[start of Dataset extract]

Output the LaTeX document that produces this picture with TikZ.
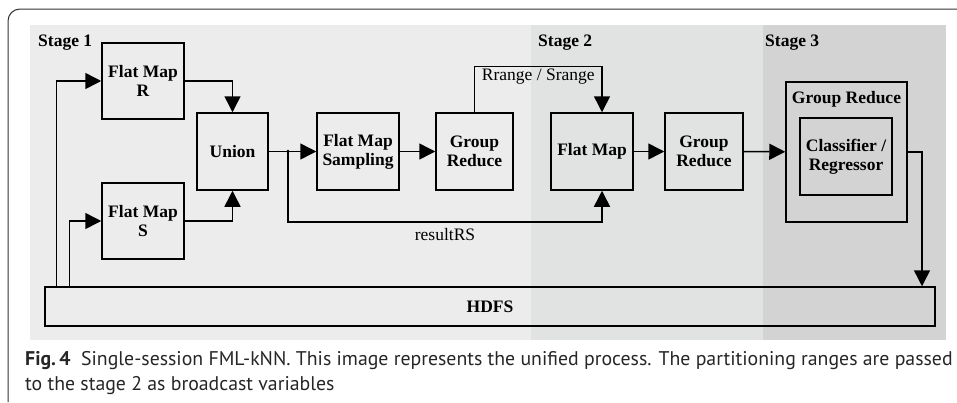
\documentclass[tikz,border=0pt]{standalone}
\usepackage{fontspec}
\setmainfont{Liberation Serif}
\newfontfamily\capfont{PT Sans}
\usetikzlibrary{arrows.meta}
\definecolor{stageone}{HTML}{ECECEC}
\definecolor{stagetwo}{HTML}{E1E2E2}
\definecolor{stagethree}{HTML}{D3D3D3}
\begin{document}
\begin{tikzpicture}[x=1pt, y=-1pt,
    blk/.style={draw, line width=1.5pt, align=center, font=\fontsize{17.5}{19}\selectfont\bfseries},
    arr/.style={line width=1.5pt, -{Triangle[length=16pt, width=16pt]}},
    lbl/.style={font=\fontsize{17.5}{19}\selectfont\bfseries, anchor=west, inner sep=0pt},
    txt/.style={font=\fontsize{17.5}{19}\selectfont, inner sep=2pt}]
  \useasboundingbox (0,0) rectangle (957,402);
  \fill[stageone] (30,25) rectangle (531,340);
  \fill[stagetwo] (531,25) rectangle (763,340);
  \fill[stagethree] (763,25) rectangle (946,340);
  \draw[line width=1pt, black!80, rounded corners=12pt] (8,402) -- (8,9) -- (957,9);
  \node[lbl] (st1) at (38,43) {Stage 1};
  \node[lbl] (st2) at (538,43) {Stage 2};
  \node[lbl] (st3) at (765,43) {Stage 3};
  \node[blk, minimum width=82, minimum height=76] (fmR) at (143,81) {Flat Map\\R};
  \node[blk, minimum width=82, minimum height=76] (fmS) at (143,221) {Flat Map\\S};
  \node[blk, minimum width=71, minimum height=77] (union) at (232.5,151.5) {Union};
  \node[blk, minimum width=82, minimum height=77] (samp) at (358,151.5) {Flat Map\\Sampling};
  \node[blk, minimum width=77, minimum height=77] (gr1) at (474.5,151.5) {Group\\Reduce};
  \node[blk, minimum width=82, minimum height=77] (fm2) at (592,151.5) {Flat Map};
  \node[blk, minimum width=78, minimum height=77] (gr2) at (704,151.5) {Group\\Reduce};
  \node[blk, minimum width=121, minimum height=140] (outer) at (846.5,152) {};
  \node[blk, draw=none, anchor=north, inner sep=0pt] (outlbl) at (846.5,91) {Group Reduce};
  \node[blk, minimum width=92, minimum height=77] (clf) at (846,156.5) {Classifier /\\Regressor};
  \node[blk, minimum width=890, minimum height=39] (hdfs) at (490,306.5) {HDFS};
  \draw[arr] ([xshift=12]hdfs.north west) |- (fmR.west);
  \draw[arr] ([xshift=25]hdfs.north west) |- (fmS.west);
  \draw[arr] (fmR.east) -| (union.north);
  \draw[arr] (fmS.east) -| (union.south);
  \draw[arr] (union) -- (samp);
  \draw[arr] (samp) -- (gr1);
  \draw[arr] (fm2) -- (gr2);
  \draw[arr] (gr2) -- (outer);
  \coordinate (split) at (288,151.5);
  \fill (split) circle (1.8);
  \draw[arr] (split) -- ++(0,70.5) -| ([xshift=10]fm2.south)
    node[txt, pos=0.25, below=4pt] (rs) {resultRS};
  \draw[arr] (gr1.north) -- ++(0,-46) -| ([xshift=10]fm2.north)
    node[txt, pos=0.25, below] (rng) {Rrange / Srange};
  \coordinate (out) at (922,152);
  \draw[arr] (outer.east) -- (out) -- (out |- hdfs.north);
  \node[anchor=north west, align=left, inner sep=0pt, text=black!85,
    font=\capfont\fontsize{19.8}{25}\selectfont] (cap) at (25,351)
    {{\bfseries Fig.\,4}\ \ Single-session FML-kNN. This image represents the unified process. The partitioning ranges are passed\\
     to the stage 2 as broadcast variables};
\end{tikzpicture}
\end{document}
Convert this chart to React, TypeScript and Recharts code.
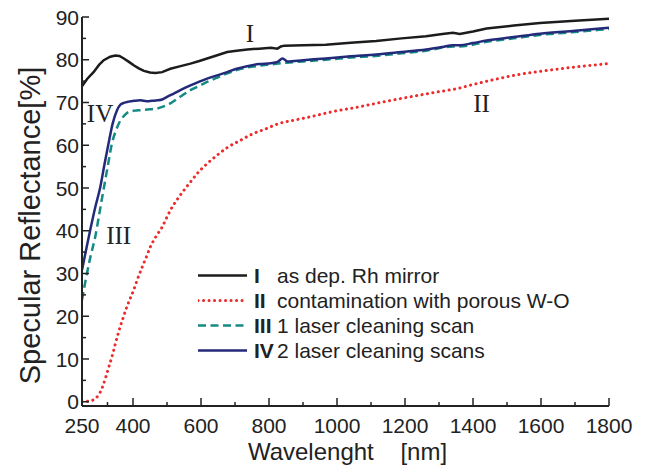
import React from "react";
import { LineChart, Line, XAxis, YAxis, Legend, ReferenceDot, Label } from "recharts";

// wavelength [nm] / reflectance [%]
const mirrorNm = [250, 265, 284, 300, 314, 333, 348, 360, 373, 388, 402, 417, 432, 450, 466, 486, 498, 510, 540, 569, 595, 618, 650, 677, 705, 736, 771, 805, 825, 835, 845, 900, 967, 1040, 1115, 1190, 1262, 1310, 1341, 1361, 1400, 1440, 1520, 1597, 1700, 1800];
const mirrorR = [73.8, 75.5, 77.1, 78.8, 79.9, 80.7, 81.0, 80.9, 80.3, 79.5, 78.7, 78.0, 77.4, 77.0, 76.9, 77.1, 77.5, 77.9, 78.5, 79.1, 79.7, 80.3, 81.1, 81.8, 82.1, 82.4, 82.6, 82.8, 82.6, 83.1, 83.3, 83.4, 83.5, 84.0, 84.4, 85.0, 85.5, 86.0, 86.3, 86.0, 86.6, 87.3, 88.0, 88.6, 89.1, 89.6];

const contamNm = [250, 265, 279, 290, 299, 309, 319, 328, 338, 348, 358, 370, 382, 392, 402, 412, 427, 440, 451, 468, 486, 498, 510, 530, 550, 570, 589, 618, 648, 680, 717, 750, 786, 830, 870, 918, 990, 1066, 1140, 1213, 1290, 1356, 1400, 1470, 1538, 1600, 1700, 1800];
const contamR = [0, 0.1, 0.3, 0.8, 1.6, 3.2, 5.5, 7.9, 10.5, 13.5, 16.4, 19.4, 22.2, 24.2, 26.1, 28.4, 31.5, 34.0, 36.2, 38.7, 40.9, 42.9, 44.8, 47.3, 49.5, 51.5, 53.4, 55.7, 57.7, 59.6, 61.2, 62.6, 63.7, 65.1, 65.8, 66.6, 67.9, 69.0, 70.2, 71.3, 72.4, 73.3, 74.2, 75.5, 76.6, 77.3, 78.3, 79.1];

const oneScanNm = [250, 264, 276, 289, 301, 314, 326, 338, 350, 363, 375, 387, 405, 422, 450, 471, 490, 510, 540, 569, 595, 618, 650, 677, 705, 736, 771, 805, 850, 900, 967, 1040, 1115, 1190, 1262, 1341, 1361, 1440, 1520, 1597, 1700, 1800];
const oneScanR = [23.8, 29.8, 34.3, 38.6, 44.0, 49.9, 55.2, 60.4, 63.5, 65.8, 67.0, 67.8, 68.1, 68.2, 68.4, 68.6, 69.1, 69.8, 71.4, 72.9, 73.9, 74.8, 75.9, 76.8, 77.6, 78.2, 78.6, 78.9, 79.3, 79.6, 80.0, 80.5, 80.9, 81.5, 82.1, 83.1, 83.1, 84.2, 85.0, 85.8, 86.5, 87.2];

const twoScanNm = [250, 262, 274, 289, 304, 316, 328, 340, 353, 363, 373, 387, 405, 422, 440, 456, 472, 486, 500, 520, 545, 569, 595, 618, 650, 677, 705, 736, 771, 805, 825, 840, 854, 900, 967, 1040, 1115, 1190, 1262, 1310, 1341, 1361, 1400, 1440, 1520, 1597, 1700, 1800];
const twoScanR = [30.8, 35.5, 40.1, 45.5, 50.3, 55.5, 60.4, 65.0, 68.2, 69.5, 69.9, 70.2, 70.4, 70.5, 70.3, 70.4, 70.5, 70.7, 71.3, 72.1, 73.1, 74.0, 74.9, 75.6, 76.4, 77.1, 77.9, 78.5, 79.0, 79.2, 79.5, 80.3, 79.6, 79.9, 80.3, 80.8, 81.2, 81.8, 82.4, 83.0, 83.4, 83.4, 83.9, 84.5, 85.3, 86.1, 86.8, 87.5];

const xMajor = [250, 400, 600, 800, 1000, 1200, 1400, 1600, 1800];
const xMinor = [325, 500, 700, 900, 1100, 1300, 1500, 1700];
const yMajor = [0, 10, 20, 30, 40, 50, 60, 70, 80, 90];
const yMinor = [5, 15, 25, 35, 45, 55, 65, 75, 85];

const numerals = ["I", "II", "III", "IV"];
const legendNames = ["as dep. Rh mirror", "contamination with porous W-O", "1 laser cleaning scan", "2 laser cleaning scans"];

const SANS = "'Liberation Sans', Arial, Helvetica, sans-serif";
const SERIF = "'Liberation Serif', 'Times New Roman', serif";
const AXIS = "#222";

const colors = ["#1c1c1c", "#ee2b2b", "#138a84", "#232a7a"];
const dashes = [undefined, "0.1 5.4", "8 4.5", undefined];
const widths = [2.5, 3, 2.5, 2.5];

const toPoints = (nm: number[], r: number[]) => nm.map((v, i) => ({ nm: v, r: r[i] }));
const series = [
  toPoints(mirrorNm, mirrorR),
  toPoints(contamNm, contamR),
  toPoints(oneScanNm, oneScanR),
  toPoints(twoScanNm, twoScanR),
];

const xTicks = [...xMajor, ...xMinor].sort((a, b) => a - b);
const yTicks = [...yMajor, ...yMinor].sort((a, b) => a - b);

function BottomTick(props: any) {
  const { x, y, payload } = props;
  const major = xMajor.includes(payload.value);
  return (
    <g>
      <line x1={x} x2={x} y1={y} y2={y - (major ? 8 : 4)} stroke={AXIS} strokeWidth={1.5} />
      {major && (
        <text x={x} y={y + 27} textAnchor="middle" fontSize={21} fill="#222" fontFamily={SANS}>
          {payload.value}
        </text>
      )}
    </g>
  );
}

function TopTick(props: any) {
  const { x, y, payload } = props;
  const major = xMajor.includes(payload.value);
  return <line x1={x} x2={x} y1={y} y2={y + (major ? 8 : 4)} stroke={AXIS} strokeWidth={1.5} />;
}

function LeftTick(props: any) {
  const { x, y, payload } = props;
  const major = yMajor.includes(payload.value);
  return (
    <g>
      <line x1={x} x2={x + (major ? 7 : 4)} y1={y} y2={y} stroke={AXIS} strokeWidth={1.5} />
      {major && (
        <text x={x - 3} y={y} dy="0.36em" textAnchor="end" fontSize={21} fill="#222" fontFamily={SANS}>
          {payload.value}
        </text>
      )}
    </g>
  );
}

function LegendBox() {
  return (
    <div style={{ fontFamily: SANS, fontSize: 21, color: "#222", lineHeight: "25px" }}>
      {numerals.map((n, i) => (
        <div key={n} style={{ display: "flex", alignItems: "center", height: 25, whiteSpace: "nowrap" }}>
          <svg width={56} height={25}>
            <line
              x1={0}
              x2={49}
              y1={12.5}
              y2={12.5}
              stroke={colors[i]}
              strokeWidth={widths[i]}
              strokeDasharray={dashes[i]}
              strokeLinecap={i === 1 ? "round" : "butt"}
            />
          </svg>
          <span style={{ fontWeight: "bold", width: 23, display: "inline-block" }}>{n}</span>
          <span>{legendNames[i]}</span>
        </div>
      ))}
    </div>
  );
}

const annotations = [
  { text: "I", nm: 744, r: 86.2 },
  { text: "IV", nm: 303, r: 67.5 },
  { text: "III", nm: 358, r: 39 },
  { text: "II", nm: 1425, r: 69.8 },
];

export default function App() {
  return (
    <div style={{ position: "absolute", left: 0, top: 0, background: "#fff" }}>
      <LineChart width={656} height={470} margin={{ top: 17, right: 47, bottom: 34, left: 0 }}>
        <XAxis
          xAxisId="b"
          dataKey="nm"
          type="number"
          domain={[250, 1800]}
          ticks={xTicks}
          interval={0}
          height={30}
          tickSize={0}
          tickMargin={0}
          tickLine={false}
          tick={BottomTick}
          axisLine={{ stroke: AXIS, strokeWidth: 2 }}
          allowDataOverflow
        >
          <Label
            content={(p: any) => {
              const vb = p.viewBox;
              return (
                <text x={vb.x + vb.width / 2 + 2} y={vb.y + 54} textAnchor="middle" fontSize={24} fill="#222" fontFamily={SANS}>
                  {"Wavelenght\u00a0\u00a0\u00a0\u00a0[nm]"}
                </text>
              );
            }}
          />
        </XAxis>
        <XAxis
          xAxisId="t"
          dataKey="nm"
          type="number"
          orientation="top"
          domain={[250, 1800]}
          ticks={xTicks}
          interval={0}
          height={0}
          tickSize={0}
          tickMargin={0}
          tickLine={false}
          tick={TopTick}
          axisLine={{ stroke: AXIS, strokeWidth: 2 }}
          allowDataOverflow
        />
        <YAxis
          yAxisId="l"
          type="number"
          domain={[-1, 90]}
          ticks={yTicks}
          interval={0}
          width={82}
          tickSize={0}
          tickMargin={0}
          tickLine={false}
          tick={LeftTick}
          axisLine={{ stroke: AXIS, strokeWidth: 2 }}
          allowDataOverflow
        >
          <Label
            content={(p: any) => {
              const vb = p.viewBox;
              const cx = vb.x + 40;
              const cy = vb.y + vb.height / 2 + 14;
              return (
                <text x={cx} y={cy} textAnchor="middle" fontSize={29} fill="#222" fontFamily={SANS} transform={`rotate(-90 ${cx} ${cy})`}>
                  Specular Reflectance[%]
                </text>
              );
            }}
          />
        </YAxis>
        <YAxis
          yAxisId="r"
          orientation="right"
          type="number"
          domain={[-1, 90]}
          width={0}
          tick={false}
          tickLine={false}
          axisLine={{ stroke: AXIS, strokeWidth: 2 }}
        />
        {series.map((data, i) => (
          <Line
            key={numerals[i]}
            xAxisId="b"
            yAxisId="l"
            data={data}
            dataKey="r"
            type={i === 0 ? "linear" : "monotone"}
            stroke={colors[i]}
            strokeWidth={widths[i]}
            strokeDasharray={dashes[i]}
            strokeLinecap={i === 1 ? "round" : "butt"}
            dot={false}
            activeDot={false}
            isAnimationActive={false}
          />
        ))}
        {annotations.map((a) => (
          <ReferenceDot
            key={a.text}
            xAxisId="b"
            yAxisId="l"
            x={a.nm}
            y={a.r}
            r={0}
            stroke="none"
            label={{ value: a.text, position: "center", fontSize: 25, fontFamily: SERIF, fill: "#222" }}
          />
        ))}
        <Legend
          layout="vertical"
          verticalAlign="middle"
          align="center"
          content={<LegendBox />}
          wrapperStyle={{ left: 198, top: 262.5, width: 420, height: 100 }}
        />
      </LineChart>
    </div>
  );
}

[end of Dataset extract]

Both the line containing "Convert this chart" and the line containing "Legend, ReferenceDot, Label" belong in the copy, along with every line between them. Reproduce that stretch exactly, without the pictures.

Convert this chart to React, TypeScript and Recharts code.
import React from "react";
import { LineChart, Line, XAxis, YAxis, Legend, ReferenceDot, Label } from "recharts";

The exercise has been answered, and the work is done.